Here is the stack trace ( note that /user/builder/rh6-intel64-70-test-1.marklogic.com/export-docs is the input file path, under which we have direcotry "dir1" that contains files):

 

java.io.FileNotFoundException: Path is not a file: /user/builder/rh6-intel64-70-test-1.marklogic.com/export-docs/dir1
at org.apache.hadoop.hdfs.server.namenode.INodeFile.valueOf(INodeFile.java:42)
at org.apache.hadoop.hdfs.server.namenode.FSNamesystem.getBlockLocationsUpdateTimes(FSNamesystem.java:1341)
at org.apache.hadoop.hdfs.server.namenode.FSNamesystem.getBlockLocationsInt(FSNamesystem.java:1293)
at org.apache.hadoop.hdfs.server.namenode.FSNamesystem.getBlockLocations(FSNamesystem.java:1269)
at org.apache.hadoop.hdfs.server.namenode.FSNamesystem.getBlockLocations(FSNamesystem.java:1242)
at org.apache.hadoop.hdfs.server.namenode.NameNodeRpcServer.getBlockLocations(NameNodeRpcServer.java:392)
at org.apache.hadoop.hdfs.protocolPB.ClientNamenodeProtocolServerSideTranslatorPB.getBlockLocations(ClientNamenodeProtocolServerSideTranslatorPB.java:172)
at org.apache.hadoop.hdfs.protocol.proto.ClientNamenodeProtocolProtos$ClientNamenodeProtocol$2.callBlockingMethod(ClientNamenodeProtocolProtos.java:44938)
at org.apache.hadoop.ipc.ProtobufRpcEngine$Server$ProtoBufRpcInvoker.call(ProtobufRpcEngine.java:453)
at org.apache.hadoop.ipc.RPC$Server.call(RPC.java:1002)
at org.apache.hadoop.ipc.Server$Handler$1.run(Server.java:1701)
at org.apache.hadoop.ipc.Server$Handler$1.run(Server.java:1697)
at java.security.AccessController.doPrivileged(Native Method)
at javax.security.auth.Subject.doAs(Subject.java:396)
at org.apache.hadoop.security.UserGroupInformation.doAs(UserGroupInformation.java:1408)
at org.apache.hadoop.ipc.Server$Handler.run(Server.java:1695)
stderr/out from shell cmd:
at sun.reflect.NativeConstructorAccessorImpl.newInstance0(Native Method)
at sun.reflect.NativeConstructorAccessorImpl.newInstance(NativeConstructorAccessorImpl.java:39)
at sun.reflect.DelegatingConstructorAccessorImpl.newInstance(DelegatingConstructorAccessorImpl.java:27)
at java.lang.reflect.Constructor.newInstance(Constructor.java:513)
at org.apache.hadoop.ipc.RemoteException.instantiateException(RemoteException.java:90)
at org.apache.hadoop.ipc.RemoteException.unwrapRemoteException(RemoteException.java:57)
at org.apache.hadoop.hdfs.DFSClient.callGetBlockLocations(DFSClient.java:884)
at org.apache.hadoop.hdfs.DFSClient.getBlockLocations(DFSClient.java:921)
at org.apache.hadoop.hdfs.DistributedFileSystem.getFileBlockLocations(DistributedFileSystem.java:188)
at org.apache.hadoop.hdfs.DistributedFileSystem.getFileBlockLocations(DistributedFileSystem.java:181)
at org.apache.hadoop.mapreduce.lib.input.FileInputFormat.getSplits(FileInputFormat.java:253)

 

Thanks,

Aries

Highlighted
Posts: 1,903
Kudos: 436
Solutions: 307
Registered: ‎07-31-2013

Re: FileNotFoundException: Path is not a file when reading a directory containing files on HDFS

Its hard to say what is triggering this (without seeing your custom code), but calling getFileBlockLocations on an directory inode would yield that exception for certain.

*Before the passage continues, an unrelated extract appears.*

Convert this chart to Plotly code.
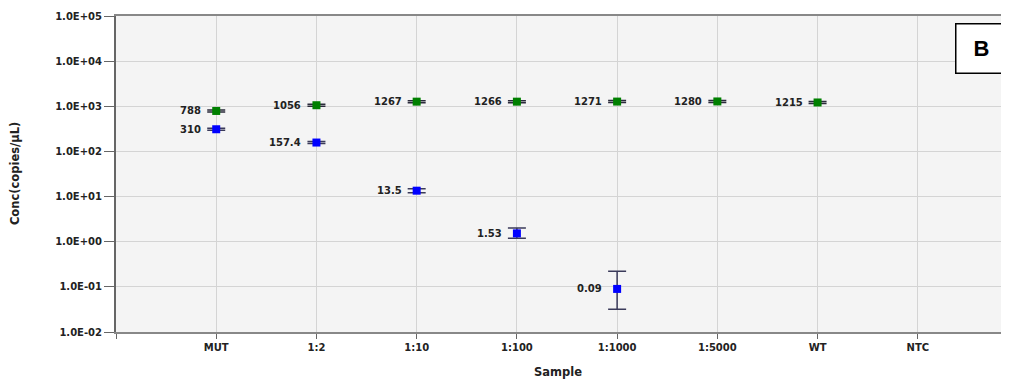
import math
import plotly.graph_objects as go

samples = ["MUT", "1:2", "1:10", "1:100", "1:1000", "1:5000", "WT", "NTC"]

# Green series (wild-type target)
green_idx = [0, 1, 2, 3, 4, 5, 6]
green_vals = [788, 1056, 1267, 1266, 1271, 1280, 1215]
green_hi = [830, 1110, 1330, 1330, 1335, 1345, 1275]
green_lo = [748, 1003, 1205, 1203, 1208, 1216, 1155]
green_labels = ["788", "1056", "1267", "1266", "1271", "1280", "1215"]

# Blue series (mutant target)
blue_idx = [0, 1, 2, 3, 4]
blue_vals = [310, 157.4, 13.5, 1.53, 0.09]
blue_hi = [326, 165, 14.9, 2.0, 0.222]
blue_lo = [294, 150, 12.2, 1.19, 0.0318]
blue_labels = ["310", "157.4", "13.5", "1.53", "0.09"]

y_tickvals = [1e-2, 1e-1, 1e0, 1e1, 1e2, 1e3, 1e4, 1e5]
y_ticktext = ["1.0E-02", "1.0E-01", "1.0E+00", "1.0E+01", "1.0E+02", "1.0E+03", "1.0E+04", "1.0E+05"]

FONT = "DejaVu Sans"
TXT = "#222"

fig = go.Figure()


def add_series(idx, vals, hi, lo, color, err_color):
    fig.add_trace(go.Scatter(
        x=idx, y=vals, mode="markers",
        marker=dict(symbol="square", size=8, color=color),
        error_y=dict(type="data", symmetric=False,
                     array=[h - v for h, v in zip(hi, vals)],
                     arrayminus=[v - l for v, l in zip(vals, lo)],
                     color=err_color, thickness=1.5, width=9),
        showlegend=False, hoverinfo="x+y"))


add_series(green_idx, green_vals, green_hi, green_lo, "#008000", "#2a2a3a")
add_series(blue_idx, blue_vals, blue_hi, blue_lo, "#0000ff", "#3a3a5a")

for idx, vals, labels in ((green_idx, green_vals, green_labels), (blue_idx, blue_vals, blue_labels)):
    for i, v, t in zip(idx, vals, labels):
        fig.add_annotation(x=i, y=math.log10(v), text=t, showarrow=False, xanchor="right",
                           xshift=-13, font=dict(family=FONT, size=10, color=TXT, weight="bold"))

# Panel label "B"
fig.add_annotation(xref="paper", yref="paper", x=1.0, y=0.978, xanchor="right", yanchor="top",
                   text="<b>B</b>", showarrow=False, bgcolor="white", xshift=-1,
                   bordercolor="black", borderwidth=1.5, width=48, height=46,
                   font=dict(family="Liberation Sans", size=22, color="black"))

# Axis titles
fig.add_annotation(xref="paper", yref="paper", x=0.495, y=-0.127, yanchor="middle",
                   text="Sample", showarrow=False,
                   font=dict(family=FONT, size=11.5, color=TXT, weight="bold"))
fig.add_annotation(xref="paper", yref="paper", x=-0.113, y=0.5, xanchor="center",
                   text="Conc(copies/µL)", textangle=-90, showarrow=False,
                   font=dict(family=FONT, size=11.5, color=TXT, weight="bold"))

fig.update_xaxes(
    range=[-1, 7.91], tickmode="array", tickvals=[-1] + list(range(len(samples))),
    ticktext=[""] + samples, showgrid=True, gridcolor="#d4d4d4", gridwidth=1,
    showline=True, linecolor="#888", linewidth=2, mirror=True,
    ticks="outside", ticklen=5, tickcolor="#666", zeroline=False, automargin=False,
    tickfont=dict(family=FONT, size=10, color=TXT, weight="bold"),
)
fig.update_yaxes(
    type="log", range=[-2, 5], tickmode="array", tickvals=y_tickvals, ticktext=y_ticktext,
    showgrid=True, gridcolor="#d4d4d4", gridwidth=1,
    showline=True, linecolor="#666", linewidth=2, mirror=False,
    ticks="outside", ticklen=10, tickcolor="#666", zeroline=False, automargin=False,
    tickfont=dict(family=FONT, size=10, color=TXT, weight="bold"),
)

fig.update_layout(
    width=1001, height=373,
    margin=dict(l=108, r=0, t=8, b=49),
    plot_bgcolor="#f4f4f4", paper_bgcolor="white",
)

fig.write_html("out.html", config={"displayModeBar": False})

Perhaps something's causing your listing generator function (listStatus override typically) to now pass directories accidentally into the files list?
New Contributor
Posts: 2
Registered: ‎07-05-2014

Re: FileNotFoundException: Path is not a file when reading a directory containing files on HDFS

I'm aso getting a same type of error.

Initially the program is working fine with toolrunner.run. Now I removed and trying to run the same. Give me some inputs on this.